For a good long while, I leaned ever-so-slightly toward the latter, figuring that in a country whose major global enemies are apocalyptic religious fundamentalists, the last thing we need is to elect a fundamentalist of our own. (Say what you will about Trump, but I find his rank indifference to religion among his more reassuring qualities.)
But now I’m not so sure. While I foresee no universe in which the politics of Ted Cruz suddenly become tolerable—to say nothing of Cruz himself—there is an equally compelling argument that someone like Cruz would at least bring a certain predictability to the presidency that a reckless barbarian like Trump—by his own boastful admission—would not.
In 1800, Hamilton and others viewed Burr as not just unprincipled but as outright dangerous to the continued health of the nascent republic—not least because of his inherent unknowability and bottomless opportunism. Indeed, isn’t it more or less tautological that men with no firm concept of good are the most liable to commit evil? As Hamilton asks early in the play, “If you stand for nothing, Burr, what’ll you fall for?”
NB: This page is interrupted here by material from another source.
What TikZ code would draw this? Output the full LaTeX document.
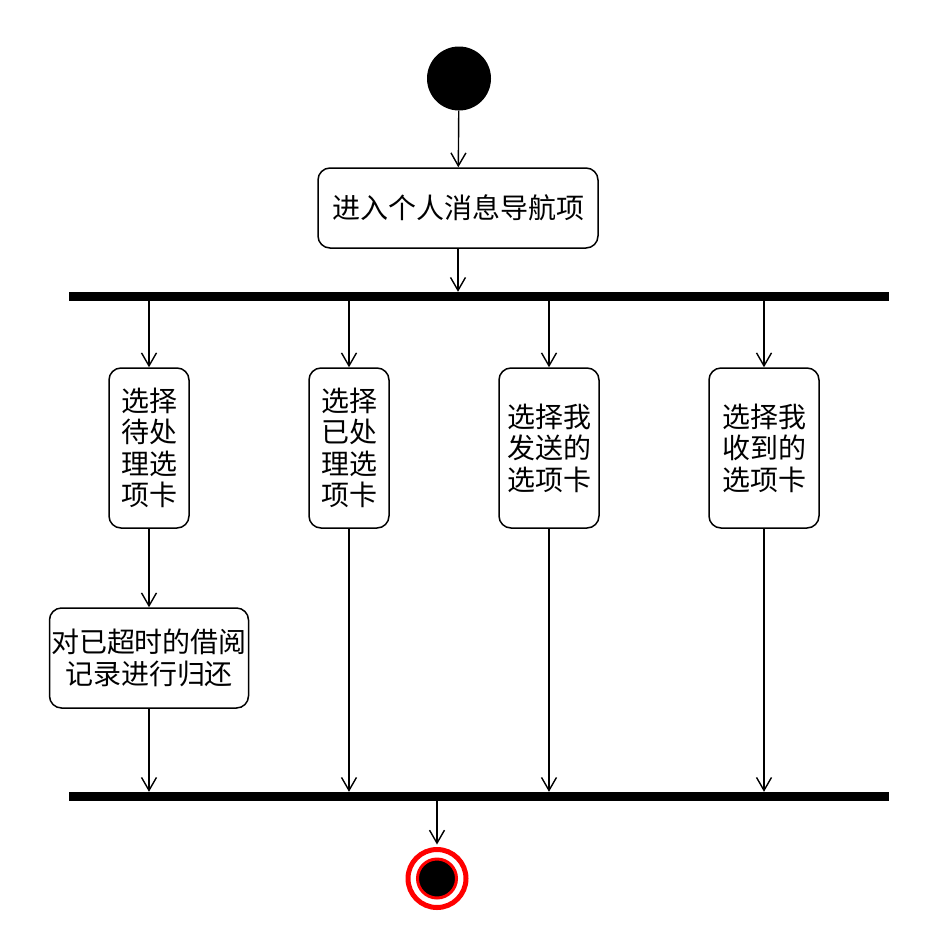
\documentclass[tikz,border=0pt]{standalone}
\usepackage{fontspec}
\newfontfamily\cjk{Noto Sans CJK SC}
\usetikzlibrary{positioning, arrows.meta}

\begin{document}
\begin{tikzpicture}[x=1pt, y=-1pt,
		act/.style={draw, rounded corners=12pt, line width=1.5pt, inner sep=0pt, align=center, font=\cjk\fontsize{28}{31.5}\selectfont},
		bar/.style={fill=black, inner sep=0pt, minimum width=820pt, minimum height=9pt},
		flow/.style={-{Straight Barb[length=13pt, width=15pt]}, line width=1.4pt}]
		\useasboundingbox (0,0) rectangle (926,946);
		\node (start) [circle, fill=black, inner sep=0pt, minimum size=64pt] at (459,78.5) {};
		\node (enter) [act, minimum width=280pt, minimum height=80pt] at (458,208) {进入个人消息导航项};
		\node (fork) [bar] at (479,296.5) {};
		\node (pending) [act, minimum width=80pt, minimum height=160pt] at (149,448) {选择\\待处\\理选\\项卡};
		\node (done) [act, minimum width=80pt, minimum height=160pt] at (349,448) {选择\\已处\\理选\\项卡};
		\node (sent) [act, minimum width=100pt, minimum height=160pt] at (549,448) {选择我\\发送的\\选项卡};
		\node (recv) [act, minimum width=110pt, minimum height=160pt] at (764,448) {选择我\\收到的\\选项卡};
		\node (giveback) [act, minimum width=199pt, minimum height=100pt] at (149,658) {对已超时的借阅\\记录进行归还};
		\node (join) [bar] at (479,796.5) {};
		\node (stop) [circle, fill=white, draw=red, line width=5pt, inner sep=0pt, minimum size=58pt] at (437,878.5) {};
		\node (stopdot) [circle, fill=black, draw=red, line width=3pt, inner sep=0pt, minimum size=39pt] at (stop) {};
		\draw[flow] (start) -- (enter);
		\draw[flow] (enter) -- (enter |- fork.north);
		\foreach \n in {pending, done, sent, recv}
			\draw[flow] (\n.north |- fork.south) -- (\n);
		\draw[flow] (pending) -- (giveback);
		\foreach \n in {giveback, done, sent, recv}
			\draw[flow] (\n) -- (\n |- join.north);
		\draw[flow, shorten >=2.5pt] (stop |- join.south) -- (stop);
	\end{tikzpicture}
\end{document}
That, in a sense, points to the arguments both for and against Donald Trump. By standing for nothing in particular, he becomes capable of pretty much anything, good and bad. By choreographing a willingness to hedge, hem and haw as circumstances require, he suggests a capacity to be all things to all people—or, conversely, nothing to no one. By steadfastly refusing to box himself into a consistent and coherent set of political views, he conjures the image of a man existing outside the box entirely, for better and for worse.
Among those who are so exasperated by Washington, D.C., that they want to blow the whole damn place to smithereens, Trump’s pitch may well make perfect, if perverse, sense. In this moment, maybe a human wrecking ball is just what the doctor ordered.
Or maybe—just maybe—Trump is exactly what he looks like: A clueless, shameless charlatan who will be utterly in over his head in the Oval Office and will realize—however belatedly—that however much he wanted the job at first, he never really had a plan for following through.
And yet—as farcical as it seems now—it’s still possible that November’s election will see the final victory of Aaron Burr. Wait for it: History is happening in Manhattan, and the world will never be the same.